Cameron took cameras to document the entire trek in the western Pacific. In a National Geographic video and essay, he described the experience that began with an early morning descent.

"I took off like a shot, fastest I've ever seen. The surface just receded," he said in the video. "It just went away. I'm looking at the depth gauge and I'm at a thousand feet in the first like couple of minutes. Than it's two thousand, then three thousand. The sub's just going like a bat out of hell."

Quickly, he said, he went past Titanic depth. When he got to 27,000 feet, which was the deepest Cameron said he had ever dived before, there were still nine thousand feet to go to the ocean floor.

As he continued to dive, Cameron said he reflected on the seven years it took to make the trek happen and was enjoying the solitude when his wife, Suzy Amis Cameron, who played Lizzy Calvert in "Titanic," got on the communication system from the surface.

"Here I am in the most remote place on planet Earth that's taken all this time and energy and technology to reach and I feel like the most solitary human being on the planet, completely cut off from humanity, no chance of rescue in a place no human eyes have ever seen," Cameron said. "And my wife calls me. Which of course was very sweet."

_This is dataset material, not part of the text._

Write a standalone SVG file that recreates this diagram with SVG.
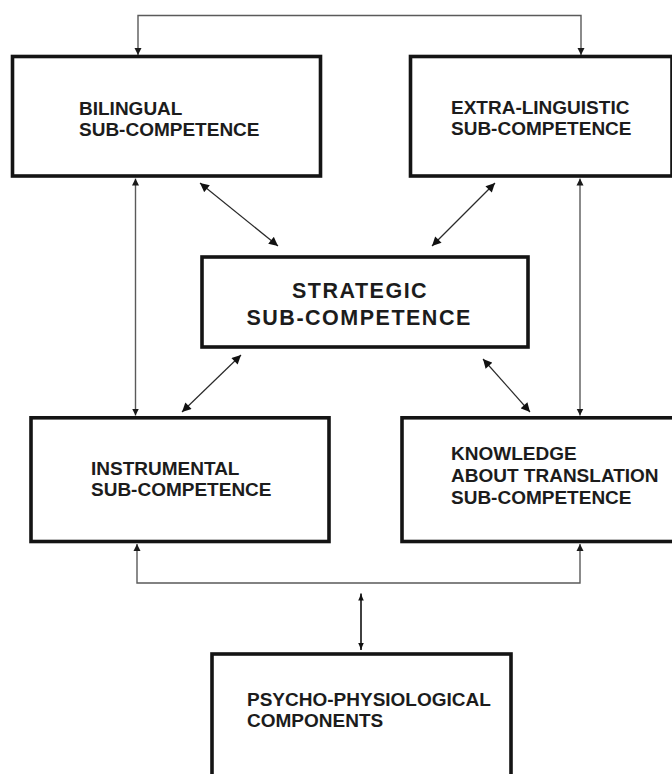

"I call it bearing witness. I get to bear witness to a miracle that's down there all the time," Cameron told 60 Minutes Australia in 2018 of his deep sea explorations. "This is not just some, you know rich guy ego thing. This is about, you've got so much time on this planet, so much life, so much breathe in your body. You have to do something. If you should be fortunate enough to make some money and have some capital, some working capital, why not put it into your dream."